Todos os dias apontamos e poderíamos brincar mais com isso. Arranjar mais o ducto das letras, a orientação e inclinação da escrita, a rapidez e a fluidez, a simples forma como cada caracter se conecta com o outro, enfim, os diferentes estilos de cursivo por aí existentes. Isso resultaria numa personalização consciente da rotina, numa amostra pública das sensibilidades artísticas intransmissíveis ao digital, o que pode resultar num aligeiramento das preocupações do dia-a-dia.
E falando em paixão, apresenta-se um conselho com o qual engracei na pesquisa para este artigo (noutra Ted Talk): Escrevam uma carta à mão! A quem quiserem, apenas escrevam e descobrirão algo que, se calhar, esqueceram e vão gostar de ter redescoberto.
Finda a racionalização do problema, passa-se a uma breve contextualização do que duas Professoras da Casa, alunas de outrora, têm a dizer sobre o assunto.
Quando perguntada se na universidade, enquanto estudante, escrevia à mão, a Senhora Prof.ª Doutora Glória Teixeira responde afirmativamente, tendo-se adaptado rapidamente ao computador, já no Mestrado, em Inglaterra.
Ainda hoje utiliza a caneta, em conferência e anotações, continuando a ser fulcral na sua vida académica, embora talvez não tanto como o mero telemóvel que nos acompanha. Afirma que se fizesse a licenciatura hoje, provavelmente, usaria o computador para apontamento de notas.
A Senhora Prof.ª Brígida Malheiro conta que gosta e sente falta de escrever. Não faria diferente do que fez quando, com o avolumar das matérias, começou a utilizar o computador a partir do 2º ano da licenciatura.
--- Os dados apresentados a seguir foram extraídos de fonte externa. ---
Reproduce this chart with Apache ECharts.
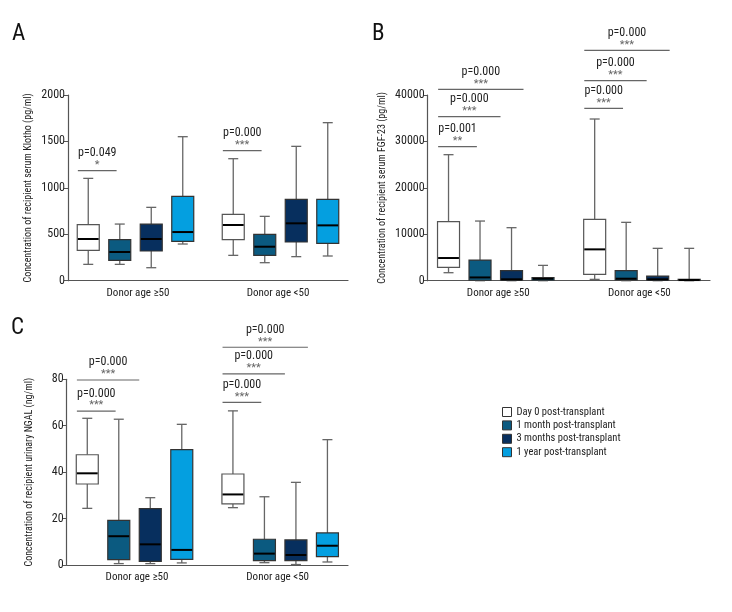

Mesmo que não se enamore com a ideia de repensar a caneta, ao menos, agradece-se à curiosidade da vida e ao que levou a um jovem Steve Jobs atender a aulas de caligrafia, às quais nem estava inscrito, para contentarmo-nos com diversas fontes gráficas nos nossos “personal computers”, que poucos, ao fim ao cabo, usam, mas por si já vale a pena.
P.S.: Boas festividades, caro Leitor!